# DATA
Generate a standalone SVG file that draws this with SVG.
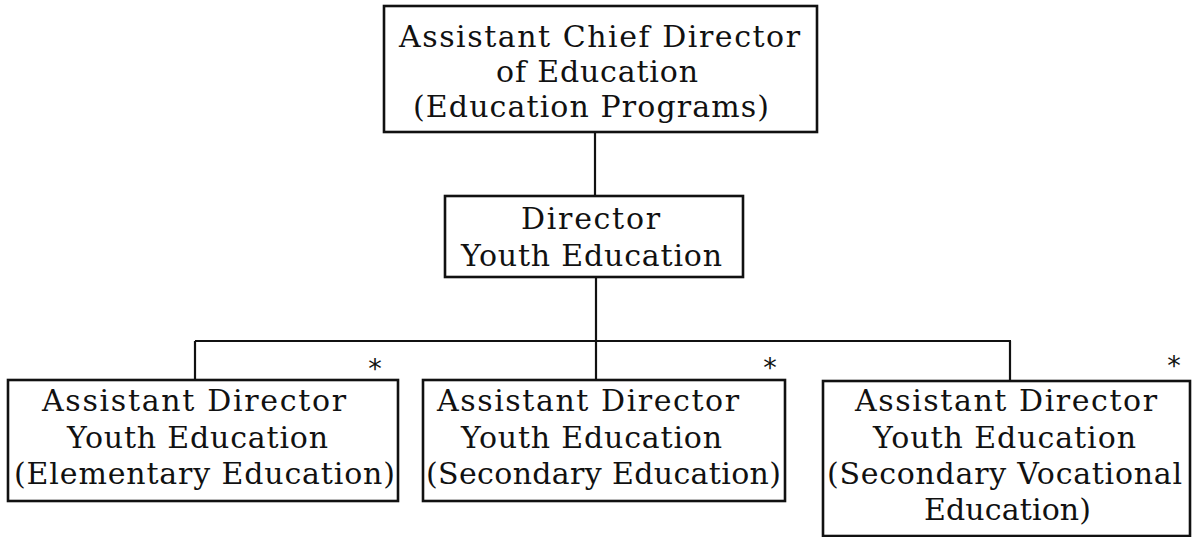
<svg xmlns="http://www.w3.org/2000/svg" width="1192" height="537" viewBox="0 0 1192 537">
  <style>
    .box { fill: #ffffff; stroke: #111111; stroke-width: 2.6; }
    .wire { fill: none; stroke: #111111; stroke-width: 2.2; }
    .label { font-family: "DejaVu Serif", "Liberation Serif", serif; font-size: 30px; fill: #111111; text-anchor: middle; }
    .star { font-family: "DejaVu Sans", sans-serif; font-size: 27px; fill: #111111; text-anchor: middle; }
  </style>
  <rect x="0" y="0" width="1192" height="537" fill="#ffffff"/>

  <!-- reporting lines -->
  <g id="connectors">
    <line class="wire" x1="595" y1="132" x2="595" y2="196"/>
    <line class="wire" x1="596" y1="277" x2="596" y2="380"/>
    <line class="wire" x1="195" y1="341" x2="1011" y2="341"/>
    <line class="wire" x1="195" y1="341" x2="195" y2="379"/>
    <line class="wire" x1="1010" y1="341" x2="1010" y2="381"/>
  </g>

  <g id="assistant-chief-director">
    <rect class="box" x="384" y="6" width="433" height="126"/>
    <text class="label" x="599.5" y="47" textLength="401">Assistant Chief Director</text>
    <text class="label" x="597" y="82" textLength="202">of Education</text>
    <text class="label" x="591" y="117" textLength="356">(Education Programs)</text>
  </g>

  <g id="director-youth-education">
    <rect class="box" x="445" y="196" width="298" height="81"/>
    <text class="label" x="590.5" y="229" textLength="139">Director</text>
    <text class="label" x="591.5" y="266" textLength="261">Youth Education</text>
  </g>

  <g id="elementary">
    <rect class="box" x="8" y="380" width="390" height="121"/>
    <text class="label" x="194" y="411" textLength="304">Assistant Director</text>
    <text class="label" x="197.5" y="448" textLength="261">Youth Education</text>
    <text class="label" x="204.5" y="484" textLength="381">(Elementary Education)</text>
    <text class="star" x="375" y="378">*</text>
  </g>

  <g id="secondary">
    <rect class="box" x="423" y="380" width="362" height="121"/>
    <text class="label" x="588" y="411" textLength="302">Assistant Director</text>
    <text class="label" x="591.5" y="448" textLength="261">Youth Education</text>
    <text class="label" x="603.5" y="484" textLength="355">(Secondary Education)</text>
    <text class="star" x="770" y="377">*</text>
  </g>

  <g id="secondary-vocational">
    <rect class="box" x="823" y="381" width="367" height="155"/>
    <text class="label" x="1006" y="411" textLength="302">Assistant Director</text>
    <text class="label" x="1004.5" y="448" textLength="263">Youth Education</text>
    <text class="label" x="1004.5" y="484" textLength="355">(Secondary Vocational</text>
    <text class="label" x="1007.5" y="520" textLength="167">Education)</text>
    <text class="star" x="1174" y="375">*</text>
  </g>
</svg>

# EXERCISE DESCRIPTION
Skip every picture and transcribe the data above exactly.

# SOLUTION
Generate a standalone SVG file that draws this with SVG.
<svg xmlns="http://www.w3.org/2000/svg" width="1192" height="537" viewBox="0 0 1192 537">
  <style>
    .box { fill: #ffffff; stroke: #111111; stroke-width: 2.6; }
    .wire { fill: none; stroke: #111111; stroke-width: 2.2; }
    .label { font-family: "DejaVu Serif", "Liberation Serif", serif; font-size: 30px; fill: #111111; text-anchor: middle; }
    .star { font-family: "DejaVu Sans", sans-serif; font-size: 27px; fill: #111111; text-anchor: middle; }
  </style>
  <rect x="0" y="0" width="1192" height="537" fill="#ffffff"/>

  <!-- reporting lines -->
  <g id="connectors">
    <line class="wire" x1="595" y1="132" x2="595" y2="196"/>
    <line class="wire" x1="596" y1="277" x2="596" y2="380"/>
    <line class="wire" x1="195" y1="341" x2="1011" y2="341"/>
    <line class="wire" x1="195" y1="341" x2="195" y2="379"/>
    <line class="wire" x1="1010" y1="341" x2="1010" y2="381"/>
  </g>

  <g id="assistant-chief-director">
    <rect class="box" x="384" y="6" width="433" height="126"/>
    <text class="label" x="599.5" y="47" textLength="401">Assistant Chief Director</text>
    <text class="label" x="597" y="82" textLength="202">of Education</text>
    <text class="label" x="591" y="117" textLength="356">(Education Programs)</text>
  </g>

  <g id="director-youth-education">
    <rect class="box" x="445" y="196" width="298" height="81"/>
    <text class="label" x="590.5" y="229" textLength="139">Director</text>
    <text class="label" x="591.5" y="266" textLength="261">Youth Education</text>
  </g>

  <g id="elementary">
    <rect class="box" x="8" y="380" width="390" height="121"/>
    <text class="label" x="194" y="411" textLength="304">Assistant Director</text>
    <text class="label" x="197.5" y="448" textLength="261">Youth Education</text>
    <text class="label" x="204.5" y="484" textLength="381">(Elementary Education)</text>
    <text class="star" x="375" y="378">*</text>
  </g>

  <g id="secondary">
    <rect class="box" x="423" y="380" width="362" height="121"/>
    <text class="label" x="588" y="411" textLength="302">Assistant Director</text>
    <text class="label" x="591.5" y="448" textLength="261">Youth Education</text>
    <text class="label" x="603.5" y="484" textLength="355">(Secondary Education)</text>
    <text class="star" x="770" y="377">*</text>
  </g>

  <g id="secondary-vocational">
    <rect class="box" x="823" y="381" width="367" height="155"/>
    <text class="label" x="1006" y="411" textLength="302">Assistant Director</text>
    <text class="label" x="1004.5" y="448" textLength="263">Youth Education</text>
    <text class="label" x="1004.5" y="484" textLength="355">(Secondary Vocational</text>
    <text class="label" x="1007.5" y="520" textLength="167">Education)</text>
    <text class="star" x="1174" y="375">*</text>
  </g>
</svg>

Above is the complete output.